Clients (and their lawyers) must carefully protect privileged communications – one court said that companies must treat privileged communications like “crown jewels.” But where do courts draw the line between adequate protection and the type of sloppiness that might forfeit the privilege?
In Parnes v. Parnes, 915 N.Y.S.2d 345, 349 (N.Y. App. Div. 2011), the court dealt with a divorcing husband and wife who continued to share what the court called a “common office in the shared home.” When the wife found an e-mail between her husband and his lawyer on the desk, the court found that “by leaving a hard copy of part of a document on the desk in a room used by multiple people [including a nanny and babysitters], defendant [husband] failed to prove that he took reasonable steps to maintain the confidentiality of that page.” Id. In contrast, the court found that the husband had taken reasonable steps to keep his computer e-mail account confidential, by setting up a new account and checking it only from his work. The court explained that “[l]eaving a note containing his user name and password on the desk in the parties’ common office in the shared home was careless, but it did not constitute a waiver of the privilege.” Id.
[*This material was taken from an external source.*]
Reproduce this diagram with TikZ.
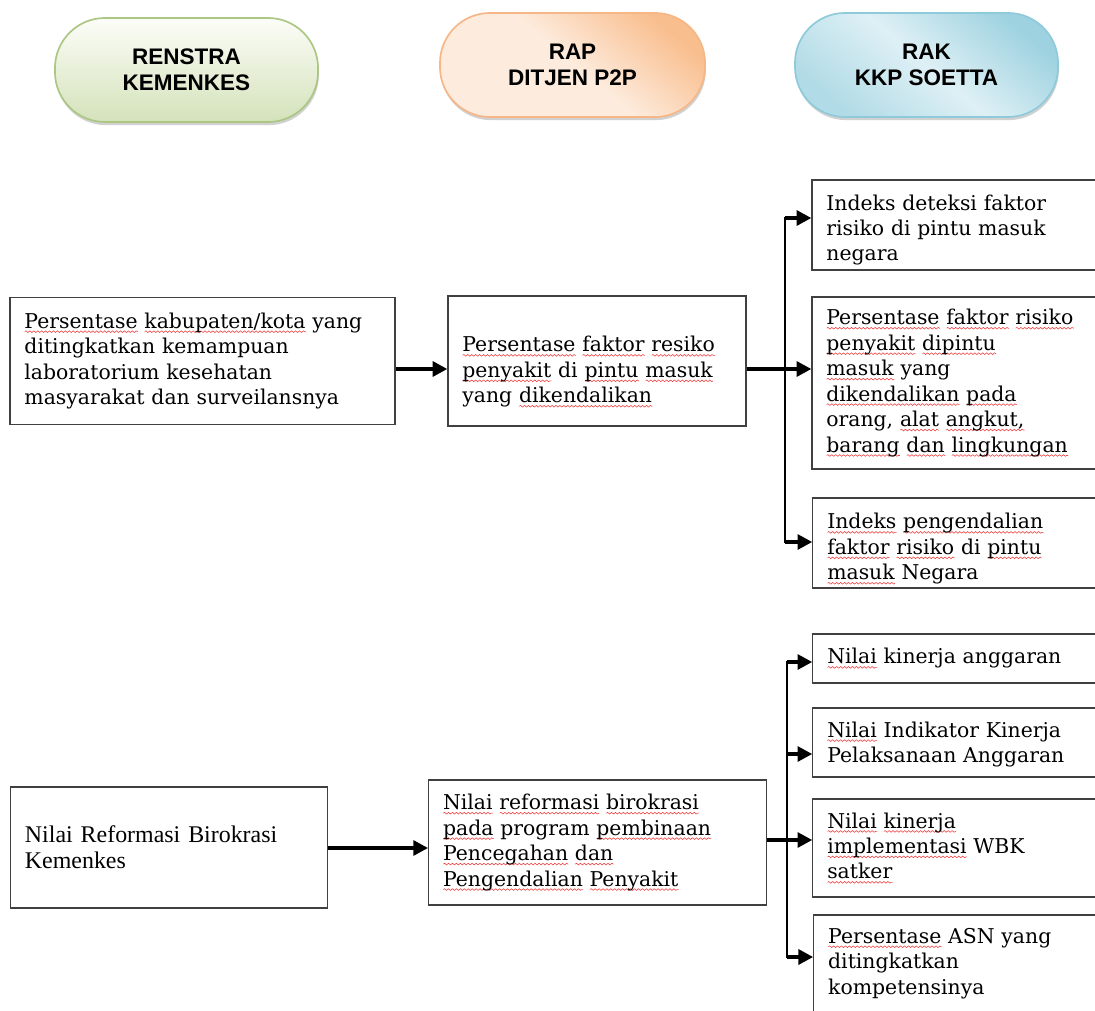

The court explained that the husband “still maintained a reasonable expectation that no one would find the note and enter that information into the computer in a deliberate attempt to open, read and print his password-protected documents.” Id. Although his wife did exactly that, e-mails on the husband’s computer remained privileged and therefore unavailable for the wife’s use in the divorce litigation.
Because courts disagree about exactly what steps privilege holders must take to preserve the privilege, it is always best to err on the side of caution.